US Military Chiefs Warn Of 'Damaging' Cuts To Royal Marines

Cuts to the Royal Marines could be very damaging according to Senior US military officers.

Cuts to the Royal Marines could be very "damaging" according to senior US military officers.

Colonel Dan Sullivan warned that the relationship between the US Marine Corps (USMC) and its British counterpart would change if the proposed cut of 1,000 Royal Marines and UK's two amphibious assault ships are lost. 

During a visit to London to attend a conference on the impact of technology on defence, The Times reporting him saying: 

“My message is to articulate how important having that capability in our partner is, and how damaging I think it would be if our most important coalition partner potentially takes the hits that are projected right now.”

anonymous Marine on guard duty taking part in Exercise Green Osprey in Senegal
Picture: MOD // Defence savings could come at a cost to the 6,640-strong Royal Marines

Lieutenant-General Jerry Harris of the US Air Force said he was also opposed to the Royal Marines being reduced, but providing the defence budget was not squeezed, the United States would respect Britain's decision. 

Speaking to The Times General Harris said: "We are worried about the talk of any reductions but, again, internally each country has to look at the risks the have and make the decisions they need to make."

He added:

"Having that war fighting capability is expensive but more expensive is losing the next fight... I think we could do better by spending a little more on our defence."

The Royal Marines have expressed their dismay over potentially decreasing their branch.

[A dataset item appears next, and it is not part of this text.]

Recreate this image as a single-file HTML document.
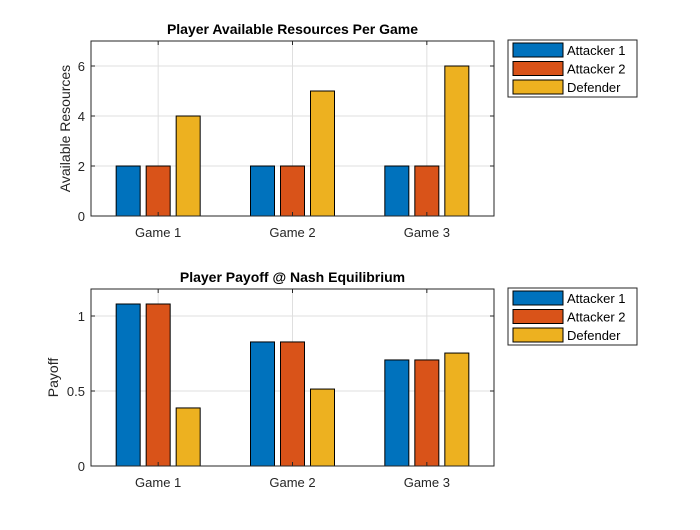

However, British military chiefs are faced with the challenge of filling a funding hole amounting to £20-£30 billion over the next 10 years. 

With calls to increase money dedicated to armed forces in the autumn statement, other options to ease spending include losing HMS Bulwark and HMS Albion, cutting the size of the army from 82,000 to 65,000 and easing up on buying fast jets. 

 Royal Marines and Royal Navy Personnel from 539 Assault Squadron performing a beach assault from a Hovercraft in Norway
Picture: MOD // Royal Marines and Royal Navy Personnel from 539 Assault Squadron performing a beach assault in Norway

Colonel Sullivan works at the Marine Corps Warfighting Labratory in Virginia, which looks at current and future possibilities, he said to The Times:

“From a military standpoint as the UK continues to diminish and as the Royal Marines in particular take a hit, I think that our view of what we will be able to do together in the future changes.”

He described any reduction to the Royal Marine as "a real blow" as their unique capabilities remain relevant today.


“If you want to be decisive you have to be able to project power ashore at some point.”